Each line below should be retyped exactly, with no pictures.

======== EXTRACTED MATERIAL

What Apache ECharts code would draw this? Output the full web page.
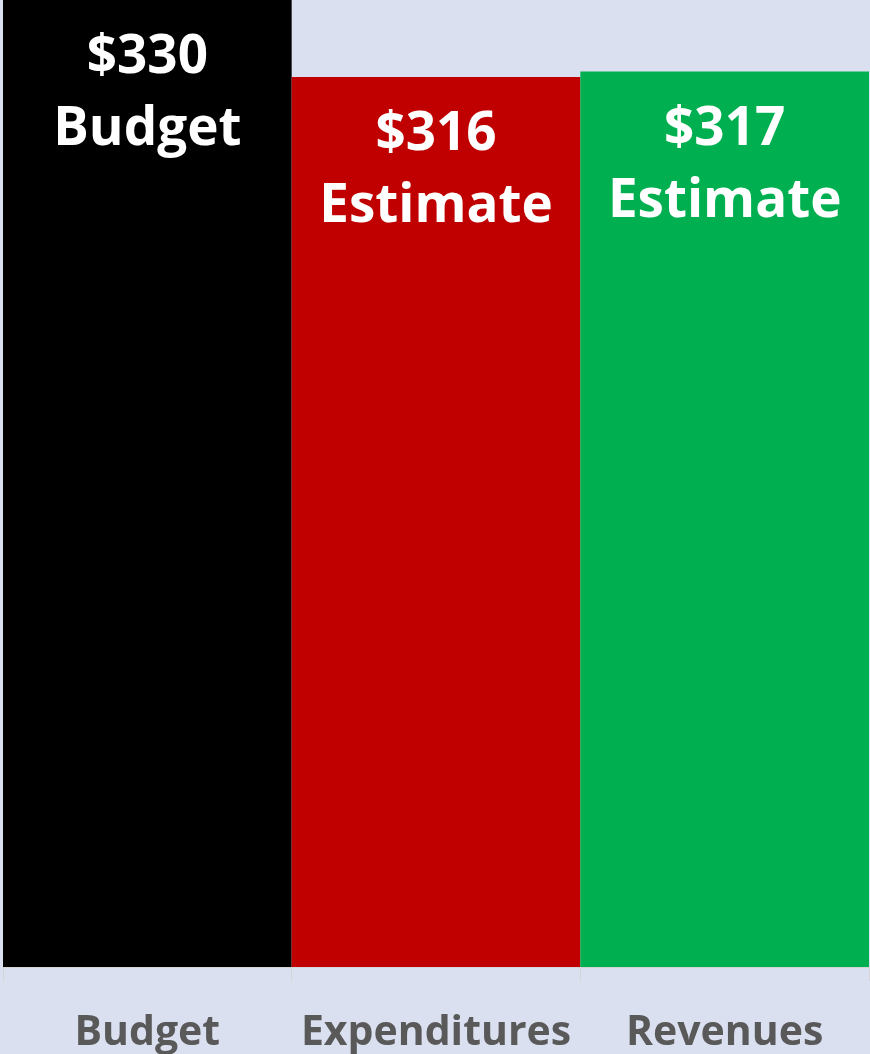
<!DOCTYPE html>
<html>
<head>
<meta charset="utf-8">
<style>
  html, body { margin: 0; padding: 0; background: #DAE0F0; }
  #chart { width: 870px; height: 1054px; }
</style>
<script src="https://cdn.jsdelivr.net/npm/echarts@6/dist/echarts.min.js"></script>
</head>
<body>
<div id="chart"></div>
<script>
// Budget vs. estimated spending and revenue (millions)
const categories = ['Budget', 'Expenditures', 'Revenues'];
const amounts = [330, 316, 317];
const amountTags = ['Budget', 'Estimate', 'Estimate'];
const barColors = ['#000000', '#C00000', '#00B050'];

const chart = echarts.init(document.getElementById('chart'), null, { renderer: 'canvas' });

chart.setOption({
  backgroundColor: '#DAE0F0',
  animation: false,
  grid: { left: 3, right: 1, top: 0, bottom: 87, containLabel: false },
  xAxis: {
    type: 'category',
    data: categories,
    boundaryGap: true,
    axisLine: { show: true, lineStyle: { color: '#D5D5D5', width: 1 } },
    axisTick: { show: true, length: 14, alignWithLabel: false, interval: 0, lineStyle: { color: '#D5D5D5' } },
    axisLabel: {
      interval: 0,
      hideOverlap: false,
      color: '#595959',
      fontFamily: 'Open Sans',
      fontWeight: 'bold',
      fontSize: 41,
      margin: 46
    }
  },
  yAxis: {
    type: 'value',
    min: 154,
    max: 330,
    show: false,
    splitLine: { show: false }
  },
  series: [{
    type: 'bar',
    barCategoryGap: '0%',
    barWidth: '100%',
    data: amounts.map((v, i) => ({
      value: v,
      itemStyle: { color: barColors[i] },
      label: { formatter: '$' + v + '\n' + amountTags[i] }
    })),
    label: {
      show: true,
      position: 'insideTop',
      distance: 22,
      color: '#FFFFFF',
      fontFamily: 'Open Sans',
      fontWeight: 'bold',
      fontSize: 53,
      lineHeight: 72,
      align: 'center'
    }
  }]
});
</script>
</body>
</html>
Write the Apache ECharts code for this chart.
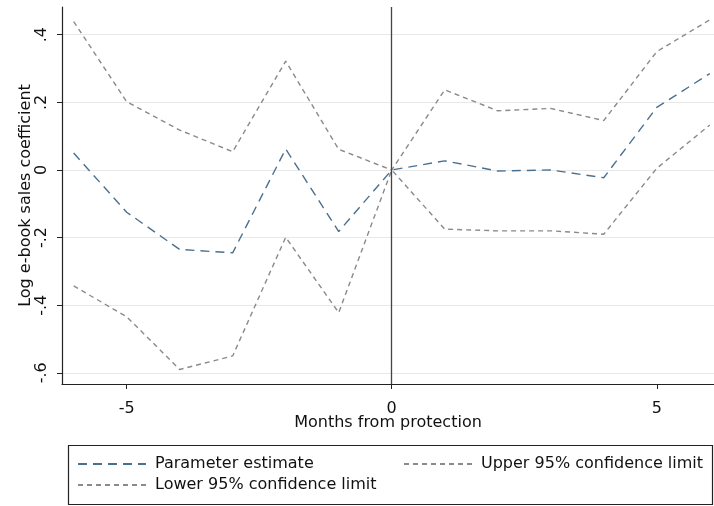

================

*WRITTEN REPLY*
What Apache ECharts code would draw this? Output the full web page.
<!DOCTYPE html>
<html>
<head>
<meta charset="utf-8">
<style>
  html, body { margin: 0; padding: 0; background: #DAE0F0; }
  #chart { width: 870px; height: 1054px; }
</style>
<script src="https://cdn.jsdelivr.net/npm/echarts@6/dist/echarts.min.js"></script>
</head>
<body>
<div id="chart"></div>
<script>
// Budget vs. estimated spending and revenue (millions)
const categories = ['Budget', 'Expenditures', 'Revenues'];
const amounts = [330, 316, 317];
const amountTags = ['Budget', 'Estimate', 'Estimate'];
const barColors = ['#000000', '#C00000', '#00B050'];

const chart = echarts.init(document.getElementById('chart'), null, { renderer: 'canvas' });

chart.setOption({
  backgroundColor: '#DAE0F0',
  animation: false,
  grid: { left: 3, right: 1, top: 0, bottom: 87, containLabel: false },
  xAxis: {
    type: 'category',
    data: categories,
    boundaryGap: true,
    axisLine: { show: true, lineStyle: { color: '#D5D5D5', width: 1 } },
    axisTick: { show: true, length: 14, alignWithLabel: false, interval: 0, lineStyle: { color: '#D5D5D5' } },
    axisLabel: {
      interval: 0,
      hideOverlap: false,
      color: '#595959',
      fontFamily: 'Open Sans',
      fontWeight: 'bold',
      fontSize: 41,
      margin: 46
    }
  },
  yAxis: {
    type: 'value',
    min: 154,
    max: 330,
    show: false,
    splitLine: { show: false }
  },
  series: [{
    type: 'bar',
    barCategoryGap: '0%',
    barWidth: '100%',
    data: amounts.map((v, i) => ({
      value: v,
      itemStyle: { color: barColors[i] },
      label: { formatter: '$' + v + '\n' + amountTags[i] }
    })),
    label: {
      show: true,
      position: 'insideTop',
      distance: 22,
      color: '#FFFFFF',
      fontFamily: 'Open Sans',
      fontWeight: 'bold',
      fontSize: 53,
      lineHeight: 72,
      align: 'center'
    }
  }]
});
</script>
</body>
</html>
Write the Apache ECharts code for this chart.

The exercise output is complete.